- Born: December 4, 1950 Flushing, Queens, New York
- Died: May 14, 1992 (aged 41) Flushing, Queens, New York

= Morty Manford =

American gay rights activist (1950–1992)

Morty Manford (September 17, 1950 — May 14, 1992) was an American gay rights activist who served as assistant Attorney General of New York.

== Early life ==
Manford was born in 1950 to Jules and Jeanne Manford. His mother was an activist who founded the predecessor of Parents and Friends of Lesbians and Gays (later shortened to PFLAG). Morty Manford attended Bayside High School in Queens. As an undergraduate student at Columbia University, Manford and Robert Martin founded Gay People at Columbia University as one of the first campus groups for LGBTQ people in the United States. The original space in Furnald Hall was moved to the Stephen Donaldson Lounge in Schapiro Hall in September 2017, named after Martin's alias.

On his 21st birthday in 1971, Manford interrupted a speech by New York City Mayor John Lindsay to protest the New York City Police Department's violent raids on businesses that catered to LGBTQ patrons. After the 1973 UpStairs Lounge arson attack in New Orleans, Manford and Morris Kight traveled to Louisiana to establish a memorial fund. After graduating from Columbia in 1975, he attended the Benjamin N. Cardozo School of Law.

== Activism ==
After involvement with the 1969 Stonewall riots, Manford founded the Gay Activists Alliance as its inaugural president. In 1972, Manford led a protest of the Inner Circle's annual dinner, leading firefighter Michael Maye to violently attack Manford. While a judge ultimately acquitted Maye of state charges, the incident raised public support for the eventual passage of the New York City Gay Rights Bill of 1986.

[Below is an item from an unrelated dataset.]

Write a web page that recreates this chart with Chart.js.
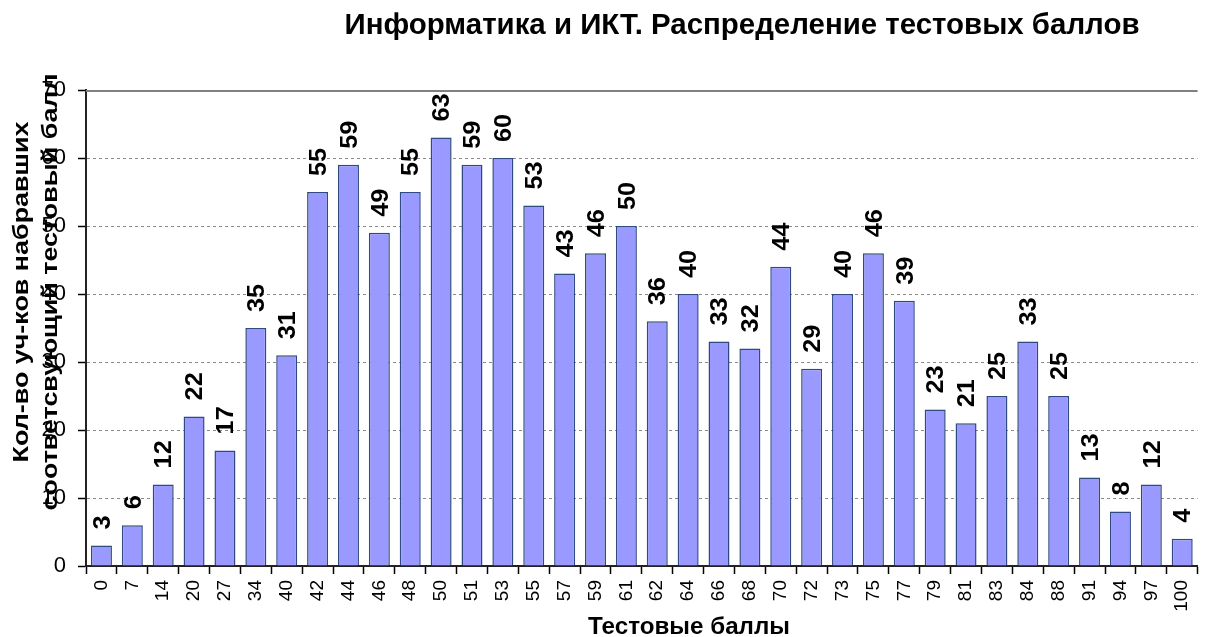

From 1981 to 1985, Manford worked for The Legal Aid Society, followed by work as assistant Attorney General of New York until his death from complications from HIV/AIDS on May 14, 1992, at his home in Flushing, Queens. Later that month, journalist Anna Quindlen opined in The New York Times that Jeanne Manford's lifelong support for her son represented an ideal for all parents. In 1993, Jeanne donated her son's papers to the New York Public Library.